8BIT wrote:
Sorry for not being very clear. I was not overrunning the stack, I was causing a misalignment. I'd not leave the stack as I found it... i'd either pull too much off or leave something behind. I hope that makes more sense.
For I try not to use stack in my assembly code. Those are simple i/o routines. Everything else is written in C.
Anyway, I think my initial theory is wrong. I tried to extract sprintf.o and itoa.o files from c64.lib and supervision.lib. In both cases they are exactly the same size.
Is there something else I should do to use standard library, except of including header files in my source code and then giving .lib file to the linker?
UPDATE: I was able to make itoa/utoa work. Kind of... I forgot about placing function prototype inside my source file.
Now function works, but only with 8bit variables. When I try to pass 16bit variable, it doesn't hang my device, but buffer is filled with "256" every single time.

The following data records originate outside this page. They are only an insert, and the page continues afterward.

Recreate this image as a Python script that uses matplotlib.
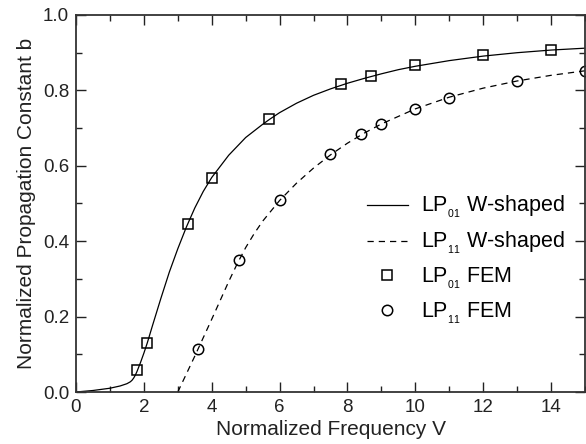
import matplotlib
matplotlib.use('Agg')
import matplotlib.pyplot as plt
from matplotlib.ticker import MultipleLocator

plt.rcParams['font.family'] = ['Liberation Sans', 'DejaVu Sans']
plt.rcParams['mathtext.fontset'] = 'custom'
plt.rcParams['mathtext.rm'] = 'Liberation Sans'
plt.rcParams['mathtext.it'] = 'Liberation Sans'

# W-shaped (analytic) curves
v_lp01 = [0, 0.5, 1.0, 1.3, 1.5, 1.6, 1.65, 1.7, 1.75, 1.8, 1.9, 2.0, 2.1, 2.25, 2.5, 2.75,
          3.0, 3.25, 3.5, 3.75, 4.0, 4.5, 5.0, 5.5, 5.7, 6.0, 6.5, 7.0, 7.5, 8.0, 8.5, 9.0,
          9.5, 10, 11, 12, 13, 14, 15]
b_lp01 = [0, 0.004, 0.010, 0.016, 0.022, 0.027, 0.031, 0.037, 0.045, 0.055, 0.078, 0.103,
          0.130, 0.175, 0.248, 0.318, 0.380, 0.437, 0.488, 0.532, 0.569, 0.628, 0.675, 0.710,
          0.723, 0.741, 0.766, 0.787, 0.804, 0.819, 0.832, 0.844, 0.855, 0.864, 0.879, 0.891,
          0.900, 0.907, 0.912]

v_lp11 = [3.0, 3.5, 4.0, 4.5, 4.75, 5.0, 5.25, 5.5, 6.0, 6.5, 7.0, 7.5, 8.0, 8.5, 9.0, 10,
          11, 12, 13, 14, 15]
b_lp11 = [0.0, 0.095, 0.193, 0.293, 0.340, 0.383, 0.420, 0.453, 0.508, 0.554, 0.594, 0.629,
          0.660, 0.687, 0.711, 0.751, 0.782, 0.806, 0.825, 0.840, 0.852]

# FEM results
v_fem01 = [1.8, 2.1, 3.3, 4.0, 5.7, 7.8, 8.7, 10, 12, 14]
b_fem01 = [0.058, 0.129, 0.445, 0.567, 0.723, 0.816, 0.838, 0.867, 0.894, 0.907]

v_fem11 = [3.6, 4.8, 6.0, 7.5, 8.4, 9.0, 10, 11, 13, 15]
b_fem11 = [0.113, 0.349, 0.509, 0.631, 0.684, 0.711, 0.751, 0.781, 0.825, 0.852]

fig = plt.figure(figsize=(5.86, 4.44), dpi=100)
ax = fig.add_axes([76 / 586, 1 - 392 / 444, 509 / 586, 377 / 444])

ax.plot(v_lp01, b_lp01, color='black', lw=0.9, label=r'LP$_{_{01}}$ W-shaped')
ax.plot(v_lp11, b_lp11, color='black', lw=0.9, dashes=(5, 4), label=r'LP$_{_{11}}$ W-shaped')
ax.plot(v_fem01, b_fem01, ls='none', marker='s', ms=7.5, mfc='none', mec='black', mew=1.1,
        label=r'LP$_{_{01}}$ FEM')
ax.plot(v_fem11, b_fem11, ls='none', marker='o', ms=7.5, mfc='none', mec='black', mew=1.1,
        label=r'LP$_{_{11}}$ FEM')

ax.set_xlim(0, 15)
ax.set_ylim(0, 1.0)
ax.xaxis.set_major_locator(MultipleLocator(2))
ax.xaxis.set_minor_locator(MultipleLocator(1))
ax.yaxis.set_major_locator(MultipleLocator(0.2))
ax.yaxis.set_minor_locator(MultipleLocator(0.1))
ax.yaxis.set_major_formatter(plt.FormatStrFormatter('%.1f'))
ax.tick_params(which='both', direction='in', top=True, right=True, labelsize=13.5,
               colors='#222222', width=1.0)
ax.tick_params(which='major', length=7, pad=5)
ax.tick_params(which='minor', length=4)
for s in ax.spines.values():
    s.set_linewidth(1.3)
    s.set_color('#333333')

ax.set_xlabel('Normalized Frequency V', fontsize=15, color='#222222', labelpad=3)
ax.set_ylabel('Normalized Propagation Constant b', fontsize=15, color='#222222', labelpad=5)

ax.legend(loc='center right', bbox_to_anchor=(1.0, 0.35), frameon=False, fontsize=15.5,
          handlelength=1.9, handletextpad=0.6, labelspacing=0.45, borderaxespad=0.55)

fig.savefig('out.png', dpi=100)
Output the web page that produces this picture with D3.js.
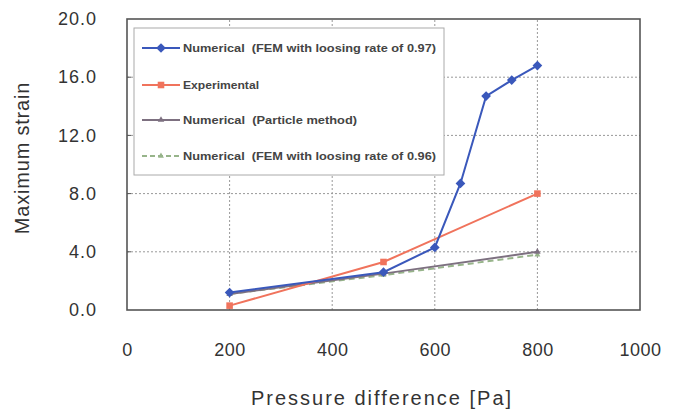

The sprintf function still doesn't work, hanging device completely.
Any ideas?
UPDATE:
Ok, I have yet another hypothesis. I've noticed that Watara Supervision was a handheld console using CMOS version of 6502. Currently I am using original, NMOS version of this CPU. Probably new instructions from compiled version of standard library are the reason of this unstability. Any idea which library should I "borrow" instead?
UPDATE:
Hypothesis confirmed. It works with c64.lib.